We shall call an operator \(A_\omega\in R\) an \(\omega_t\)-limit operator for the operator-function \(A(x,t)\) if there exists a sequence of points \((x_n,t_n)\in Q,\ t_n\to\infty\), such that
\[ \lim_{n\to\infty} A(x_n,t_n)=A_\omega . \]

We shall call the boundary-value problems (1), (2) stable if, to any functions \(f(x,t)\) and \(\varphi(x)\) uniformly bounded in \(Q\), there corresponds a solution uniformly bounded in \(Q\).

We shall call the boundary-value problem (3) stable if, to any functions \(f(x,t)\), \(\varphi(x)\), \(\varphi'(x)\), and \(\psi(x)\) uniformly bounded in \(Q\), there corresponds a solution uniformly bounded in \(Q\).

Theorem 1. In order that the boundary-value problems (1) and (2) be stable, it is necessary and sufficient that the spectra of all \(\omega_t\)-limit operators for the operator-function \(A(x,t)\) lie inside the left half-plane.

Theorem 2. In order that the boundary-value problem (3) be stable, it is necessary and sufficient that the spectra of all \(\omega_t\)-limit operators for the operator-function \(A(x,t)\) lie inside the region bounded by the parabola \(\eta^2=-4\alpha^2\xi\).

The boundary-value problem (3) leads to the equation of electrical oscillations in an infinite conductor.

Let us note that, from Theorem 1, for the boundary-value problem (1) with \(a=0\), one obtains the well-known result of M. G. Krein (see \((^1)\), Theorem 3), refined by M. A. Rutman in \((^4)\).
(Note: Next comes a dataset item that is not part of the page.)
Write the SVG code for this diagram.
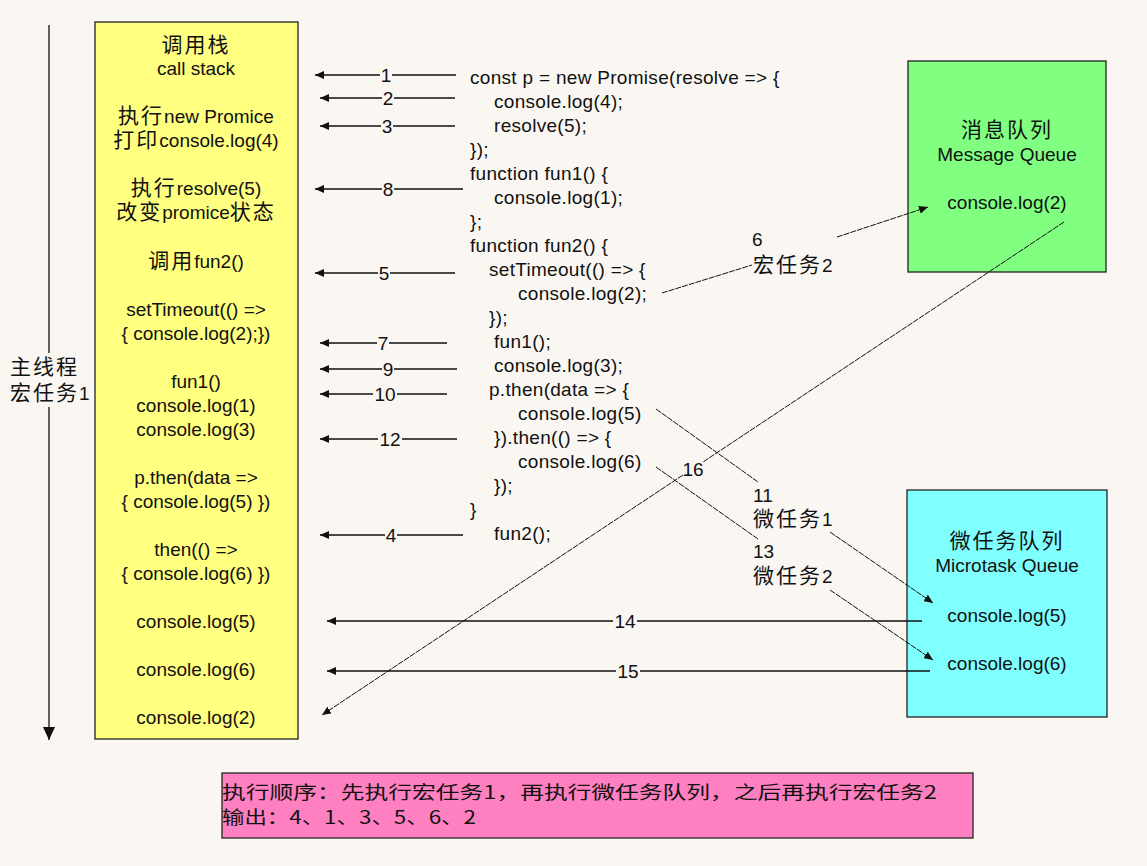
<svg xmlns="http://www.w3.org/2000/svg" width="1147" height="866" viewBox="0 0 1147 866">
<style>
text{font-family:"Liberation Sans","Noto Sans CJK SC",sans-serif;font-size:19px;fill:#111}
.m{text-anchor:middle}
.c{font-size:21px;letter-spacing:2px}
.code{letter-spacing:0.3px}
.cn{font-family:"Noto Sans CJK SC",sans-serif;font-size:18px}
.ln{stroke:#111;stroke-width:1.3;fill:none}
.dl{stroke:#111;stroke-width:1;fill:none;stroke-dasharray:6 1}
</style>
<defs>
<marker id="ah" markerUnits="userSpaceOnUse" markerWidth="10" markerHeight="8" refX="9" refY="4" orient="auto">
<path d="M0,0 L9,4 L0,8 z" fill="#111"/>
</marker>
<marker id="big" markerUnits="userSpaceOnUse" markerWidth="12" markerHeight="14" refX="6" refY="13" orient="0">
<path d="M0,0 L12,0 L6,13 z" fill="#111"/>
</marker>
</defs>
<rect width="1147" height="866" fill="#faf7f2"/>

<g id="main-thread">
<path class="ln" d="M49 25 V353"/>
<path class="ln" d="M49 407 V740" marker-end="url(#big)"/>
<text x="10" y="374"><tspan class="c">主线程</tspan></text>
<text x="10" y="400"><tspan class="c">宏任务</tspan>1</text>
</g>

<g id="call-stack">
<rect x="95" y="22" width="203" height="717" fill="#ffff80" stroke="#222" stroke-width="1.3"/>
<text class="m" x="196" y="52"><tspan class="c">调用栈</tspan></text>
<text class="m" x="196" y="75">call stack</text>
<text class="m" x="196" y="123"><tspan class="c">执行</tspan>new Promice</text>
<text class="m" x="196" y="147"><tspan class="c">打印</tspan>console.log(4)</text>
<text class="m" x="196" y="195"><tspan class="c">执行</tspan>resolve(5)</text>
<text class="m" x="196" y="219"><tspan class="c">改变</tspan>promice<tspan class="c">状态</tspan></text>
<text class="m" x="196" y="268"><tspan class="c">调用</tspan>fun2()</text>
<text class="m" x="196" y="316">setTimeout(() =&gt;</text>
<text class="m" x="196" y="340">{ console.log(2);})</text>
<text class="m" x="196" y="388">fun1()</text>
<text class="m" x="196" y="412">console.log(1)</text>
<text class="m" x="196" y="436">console.log(3)</text>
<text class="m" x="196" y="484">p.then(data =&gt;</text>
<text class="m" x="196" y="508">{ console.log(5) })</text>
<text class="m" x="196" y="556">then(() =&gt;</text>
<text class="m" x="196" y="580">{ console.log(6) })</text>
<text class="m" x="196" y="628">console.log(5)</text>
<text class="m" x="196" y="676">console.log(6)</text>
<text class="m" x="196" y="724">console.log(2)</text>
</g>

<g id="code" class="code">
<text class="code" x="470" y="84">const p = new Promise(resolve =&gt; {</text>
<text class="code" x="494" y="108">console.log(4);</text>
<text class="code" x="494" y="132">resolve(5);</text>
<text class="code" x="470" y="156">});</text>
<text class="code" x="470" y="180">function fun1() {</text>
<text class="code" x="494" y="204">console.log(1);</text>
<text class="code" x="470" y="228">};</text>
<text class="code" x="470" y="252">function fun2() {</text>
<text class="code" x="489" y="276">setTimeout(() =&gt; {</text>
<text class="code" x="518" y="300">console.log(2);</text>
<text class="code" x="489" y="324">});</text>
<text class="code" x="494" y="348">fun1();</text>
<text class="code" x="494" y="372">console.log(3);</text>
<text class="code" x="489" y="396">p.then(data =&gt; {</text>
<text class="code" x="518" y="420">console.log(5)</text>
<text class="code" x="494" y="444">}).then(() =&gt; {</text>
<text class="code" x="518" y="468">console.log(6)</text>
<text class="code" x="494" y="492">});</text>
<text class="code" x="470" y="516">}</text>
<text class="code" x="494" y="540">fun2();</text>
</g>

<g id="message-queue">
<rect x="908" y="61" width="198" height="211" fill="#80ff80" stroke="#222" stroke-width="1.3"/>
<text class="m" x="1007" y="137"><tspan class="c">消息队列</tspan></text>
<text class="m" x="1007" y="161">Message Queue</text>
<text class="m" x="1007" y="209">console.log(2)</text>
</g>

<g id="microtask-queue">
<rect x="907" y="490" width="200" height="227" fill="#80ffff" stroke="#222" stroke-width="1.3"/>
<text class="m" x="1007" y="548"><tspan class="c">微任务队列</tspan></text>
<text class="m" x="1007" y="572">Microtask Queue</text>
<text class="m" x="1007" y="622">console.log(5)</text>
<text class="m" x="1007" y="670">console.log(6)</text>
</g>

<g id="summary">
<rect x="222" y="773" width="751" height="65" fill="#ff80c0" stroke="#222" stroke-width="1.3"/>
<text class="cn" x="222" y="799" textLength="715" lengthAdjust="spacingAndGlyphs">执行顺序：先执行宏任务1，再执行微任务队列，之后再执行宏任务2</text>
<text class="cn" x="222" y="824" textLength="254" lengthAdjust="spacingAndGlyphs">输出：4、1、3、5、6、2</text>
</g>

<g id="connectors">
<path class="ln" d="M456 75 H392 M380 75 H315" marker-end="url(#ah)"/>
<text class="m" x="386" y="82">1</text>
<path class="ln" d="M455 98 H394 M382 98 H320" marker-end="url(#ah)"/>
<text class="m" x="388" y="105">2</text>
<path class="ln" d="M455 126 H393 M381 126 H320" marker-end="url(#ah)"/>
<text class="m" x="387" y="133">3</text>
<path class="ln" d="M463 189 H394 M382 189 H315" marker-end="url(#ah)"/>
<text class="m" x="388" y="196">8</text>
<path class="ln" d="M455 273 H390 M378 273 H315" marker-end="url(#ah)"/>
<text class="m" x="384" y="280">5</text>
<path class="ln" d="M447 343 H389 M377 343 H320" marker-end="url(#ah)"/>
<text class="m" x="383" y="350">7</text>
<path class="ln" d="M457 369 H394 M382 369 H320" marker-end="url(#ah)"/>
<text class="m" x="388" y="376">9</text>
<path class="ln" d="M447 394 H397 M373 394 H320" marker-end="url(#ah)"/>
<text class="m" x="385" y="401">10</text>
<path class="ln" d="M457 439 H402 M378 439 H320" marker-end="url(#ah)"/>
<text class="m" x="390" y="446">12</text>
<path class="ln" d="M463 535 H397 M385 535 H320" marker-end="url(#ah)"/>
<text class="m" x="391" y="542">4</text>
<path class="ln" d="M922 621 H637 M613 621 H327" marker-end="url(#ah)"/>
<text class="m" x="625" y="628">14</text>
<path class="ln" d="M930 671 H640 M616 671 H327" marker-end="url(#ah)"/>
<text class="m" x="628" y="678">15</text>

<path class="dl" d="M662 293 L752 265"/>
<text x="752" y="246">6</text>
<text x="753" y="272"><tspan class="c">宏任务</tspan>2</text>
<path class="dl" d="M837 237 L928 207" marker-end="url(#ah)"/>

<path class="dl" d="M1064 222 L703 462 M683 475 L322 715" marker-end="url(#ah)"/>
<text class="m" x="693" y="476">16</text>

<path class="dl" d="M656 409 L758 482"/>
<text x="753" y="502">11</text>
<text x="753" y="526"><tspan class="c">微任务</tspan>1</text>
<path class="dl" d="M830 532 L933 603" marker-end="url(#ah)"/>

<path class="dl" d="M656 467 L758 539"/>
<text x="753" y="558">13</text>
<text x="753" y="583"><tspan class="c">微任务</tspan>2</text>
<path class="dl" d="M830 590 L933 660" marker-end="url(#ah)"/>
</g>
</svg>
In the finite-dimensional case this refinement was made by N. Ya. Lyashchenko \((^6)\).

Odessa Pedagogical Institute
named after K. D. Ushinsky

Received
27 I 1958

REFERENCES

\(^1\) M. G. Krein, Uspekhi Mat. Nauk, 3, 25, 166 (1948).
\(^2\) M. A. Rutman, DAN, 101, No. 2 (1955).
\(^3\) M. A. Rutman, DAN, 101, No. 6 (1955).
\(^4\) M. A. Rutman, DAN, 108, No. 5 (1956).
\(^5\) M. A. Rutman, Uspekhi Mat. Nauk, 12, issue 1 (1957).
\(^6\) N. Ya. Lyashchenko, DAN, 96, No. 2 (1954).